The last member of the Famous Five, Emily Murphy, lived in Edmonton. Her modest clapboard house where the Famous Five set off on their epic journey toward political equality for women still stands on the UofA grounds. She never served as elected representative, holding out apparently for appointment to the Senate - a plum forever unattained.


If Edmonton in some future date is converted into two multiple-member districts, one could be Edmonton-Murphy, the other Edmonton-McClung. (although Murphy's anti-Oriental sentiments and other outlandish notions are unsuited to today.)


There was also a UFA MLA who represented Edmonton longer than McClung - John Lymburn 1926-1935. And don't forget CCF MLA, Elmer Roper who served 1942-1955 and who was mayor of Edmonton. So these may be fitting names for Edmonton districts if and when it becomes just two districts.

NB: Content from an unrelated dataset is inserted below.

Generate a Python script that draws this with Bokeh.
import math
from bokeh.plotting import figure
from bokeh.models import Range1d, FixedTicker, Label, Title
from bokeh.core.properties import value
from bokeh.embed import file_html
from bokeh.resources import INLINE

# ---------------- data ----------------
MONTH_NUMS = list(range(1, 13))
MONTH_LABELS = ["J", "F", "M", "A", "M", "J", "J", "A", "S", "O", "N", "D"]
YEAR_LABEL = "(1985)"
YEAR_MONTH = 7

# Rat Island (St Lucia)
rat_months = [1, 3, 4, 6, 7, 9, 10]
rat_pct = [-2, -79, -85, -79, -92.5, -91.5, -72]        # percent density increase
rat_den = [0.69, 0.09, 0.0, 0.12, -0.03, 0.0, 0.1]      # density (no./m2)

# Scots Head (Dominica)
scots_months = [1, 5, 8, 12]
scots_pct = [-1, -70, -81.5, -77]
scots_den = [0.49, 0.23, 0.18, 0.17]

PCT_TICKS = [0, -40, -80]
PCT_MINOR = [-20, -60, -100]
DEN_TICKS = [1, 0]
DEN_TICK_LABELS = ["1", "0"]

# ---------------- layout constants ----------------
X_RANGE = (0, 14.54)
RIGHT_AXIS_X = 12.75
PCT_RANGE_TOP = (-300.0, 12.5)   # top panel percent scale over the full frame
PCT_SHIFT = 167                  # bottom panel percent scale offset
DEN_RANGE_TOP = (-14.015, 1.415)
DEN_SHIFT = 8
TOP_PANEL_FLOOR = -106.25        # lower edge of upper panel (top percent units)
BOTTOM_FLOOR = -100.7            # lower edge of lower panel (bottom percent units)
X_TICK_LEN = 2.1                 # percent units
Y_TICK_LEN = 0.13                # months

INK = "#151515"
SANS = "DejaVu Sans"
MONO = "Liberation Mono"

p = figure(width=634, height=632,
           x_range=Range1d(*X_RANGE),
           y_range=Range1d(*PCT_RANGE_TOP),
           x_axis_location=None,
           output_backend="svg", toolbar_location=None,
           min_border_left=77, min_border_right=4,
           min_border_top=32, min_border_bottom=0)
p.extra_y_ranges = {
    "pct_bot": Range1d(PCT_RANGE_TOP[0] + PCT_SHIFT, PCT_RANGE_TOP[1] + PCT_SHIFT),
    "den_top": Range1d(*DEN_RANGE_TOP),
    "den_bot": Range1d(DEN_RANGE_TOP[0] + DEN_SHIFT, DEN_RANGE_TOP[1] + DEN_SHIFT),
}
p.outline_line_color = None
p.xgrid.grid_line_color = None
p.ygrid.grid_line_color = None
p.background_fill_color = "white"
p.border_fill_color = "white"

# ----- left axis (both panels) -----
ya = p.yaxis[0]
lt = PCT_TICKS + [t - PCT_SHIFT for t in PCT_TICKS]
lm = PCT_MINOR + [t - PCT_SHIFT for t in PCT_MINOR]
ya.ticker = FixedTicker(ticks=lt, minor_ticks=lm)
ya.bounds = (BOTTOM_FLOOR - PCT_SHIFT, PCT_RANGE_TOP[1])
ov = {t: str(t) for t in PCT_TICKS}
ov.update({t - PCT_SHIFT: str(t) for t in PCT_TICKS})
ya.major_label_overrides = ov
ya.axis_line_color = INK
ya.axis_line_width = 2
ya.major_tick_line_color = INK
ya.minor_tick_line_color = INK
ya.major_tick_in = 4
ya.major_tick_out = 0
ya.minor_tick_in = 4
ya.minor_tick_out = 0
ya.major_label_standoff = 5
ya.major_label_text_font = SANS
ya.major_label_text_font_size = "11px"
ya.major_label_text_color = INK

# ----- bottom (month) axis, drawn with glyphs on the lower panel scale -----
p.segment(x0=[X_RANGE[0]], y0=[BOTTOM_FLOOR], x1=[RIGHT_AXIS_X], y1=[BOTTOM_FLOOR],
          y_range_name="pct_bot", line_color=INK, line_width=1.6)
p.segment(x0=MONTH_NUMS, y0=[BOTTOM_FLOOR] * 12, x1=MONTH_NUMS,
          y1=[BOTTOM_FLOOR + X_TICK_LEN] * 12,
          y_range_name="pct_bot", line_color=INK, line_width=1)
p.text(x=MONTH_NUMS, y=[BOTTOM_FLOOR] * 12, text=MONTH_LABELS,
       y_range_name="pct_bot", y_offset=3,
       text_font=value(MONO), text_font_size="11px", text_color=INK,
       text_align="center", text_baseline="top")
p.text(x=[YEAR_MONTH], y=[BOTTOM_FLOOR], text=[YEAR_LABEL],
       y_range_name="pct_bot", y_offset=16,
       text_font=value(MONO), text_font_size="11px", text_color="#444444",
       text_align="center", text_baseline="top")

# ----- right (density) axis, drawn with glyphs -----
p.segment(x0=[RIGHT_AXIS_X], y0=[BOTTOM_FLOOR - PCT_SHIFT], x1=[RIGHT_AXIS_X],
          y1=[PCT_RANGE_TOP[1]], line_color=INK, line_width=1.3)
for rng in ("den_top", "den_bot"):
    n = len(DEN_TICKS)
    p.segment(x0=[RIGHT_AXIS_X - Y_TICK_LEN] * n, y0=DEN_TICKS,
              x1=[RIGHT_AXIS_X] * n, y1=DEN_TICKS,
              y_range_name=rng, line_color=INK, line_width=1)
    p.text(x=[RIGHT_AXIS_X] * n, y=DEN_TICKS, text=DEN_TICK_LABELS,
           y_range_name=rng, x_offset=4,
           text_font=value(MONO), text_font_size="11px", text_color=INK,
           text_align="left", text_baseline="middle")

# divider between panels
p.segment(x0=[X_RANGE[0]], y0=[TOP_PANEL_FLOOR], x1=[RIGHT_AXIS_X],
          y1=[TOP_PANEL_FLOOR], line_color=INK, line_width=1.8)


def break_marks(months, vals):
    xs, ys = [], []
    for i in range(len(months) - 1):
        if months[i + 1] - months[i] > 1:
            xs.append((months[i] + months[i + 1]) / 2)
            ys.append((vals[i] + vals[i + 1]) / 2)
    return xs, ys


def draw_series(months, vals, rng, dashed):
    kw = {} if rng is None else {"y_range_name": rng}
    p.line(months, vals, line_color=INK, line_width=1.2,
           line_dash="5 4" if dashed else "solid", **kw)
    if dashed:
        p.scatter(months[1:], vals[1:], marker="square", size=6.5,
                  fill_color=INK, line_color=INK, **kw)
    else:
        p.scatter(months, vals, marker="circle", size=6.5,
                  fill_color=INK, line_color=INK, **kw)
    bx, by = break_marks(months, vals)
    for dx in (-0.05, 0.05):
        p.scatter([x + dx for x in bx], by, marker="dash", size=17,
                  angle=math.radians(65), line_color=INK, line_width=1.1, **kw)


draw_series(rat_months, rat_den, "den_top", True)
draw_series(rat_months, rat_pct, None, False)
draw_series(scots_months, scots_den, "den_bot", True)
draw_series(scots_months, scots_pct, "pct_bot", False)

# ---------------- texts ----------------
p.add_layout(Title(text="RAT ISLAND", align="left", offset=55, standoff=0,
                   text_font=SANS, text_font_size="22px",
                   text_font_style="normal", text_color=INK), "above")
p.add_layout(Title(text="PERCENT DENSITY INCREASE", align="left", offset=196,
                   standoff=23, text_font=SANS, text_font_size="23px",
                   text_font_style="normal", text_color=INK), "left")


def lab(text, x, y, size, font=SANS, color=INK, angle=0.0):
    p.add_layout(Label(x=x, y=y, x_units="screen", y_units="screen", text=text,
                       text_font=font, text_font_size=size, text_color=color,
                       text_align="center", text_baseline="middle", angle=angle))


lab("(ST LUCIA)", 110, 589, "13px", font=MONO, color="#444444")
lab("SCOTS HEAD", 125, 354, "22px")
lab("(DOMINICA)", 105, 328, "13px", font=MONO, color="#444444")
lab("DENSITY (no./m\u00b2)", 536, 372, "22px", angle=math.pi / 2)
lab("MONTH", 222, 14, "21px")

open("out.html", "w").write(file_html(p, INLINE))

While no UFA or CCF representatives are currently honoured with district names, one district has been named after a famous NDP leader and campaigner for the common good. In 2010 the Peace River farm district Dunvegan-Central Peace-Notley was renamed Central Peace-Notley. He had represented the area when MLA from 1971 to his tragic death in 1984.


His fight is carried forward by his daughter Rachel.


What do Elmer Roper and Queen Alexandra have in common? They are the only two individuals whose names are no longer used for a provincial district. The name Roper was it seems undesirable as he was a lefty. Queen Alexandra, a monarch, was a target in Social Credit Premier Wiliam Aberhart's early years in power when he was railing out at the Establishment, the Old Guard, the old money, the banks, the Eastern corporate interests. Aberhart even put forward the notion that Alberta citizens had sovereignty and rights that were being trampled by the powers that be. Having a district named after a queen did not appeal to the hard-bitten farming and labouring grassroots of his party.


The honour of a district name is likely to be mostly withheld from the campaigners of the left in the future as in the past.


The right mostly holds the money, the power and the prestige, and withholds as much as they can from those whose interests are diametrically opposed to theirs. The idea of a politician representing a whole artificially-drawn district despite the varying sentiments within it is obsolete, but the myth is carried on due to the right benefitting from such a construct.


What we need is a more egalitarian political plan where parties are given seats based on their due share of the vote, in other words, proportional representation. Under such a system a minority of the votes will not elect a majority of the seats, giving 100 percent of the power to a minority. Anything less than proportional representation is not democratic.


The giving of names to districts is an honour. But it is basically tokenism. And when it is withheld or pulled back (as in Roper's case and in the case of Queen Alexandra), it is just a revelation of the class warfare that lies under our present political situation, disguised and suppressed though it be by our FPTP system.


District naming, however you see it, will not address our broken democracy.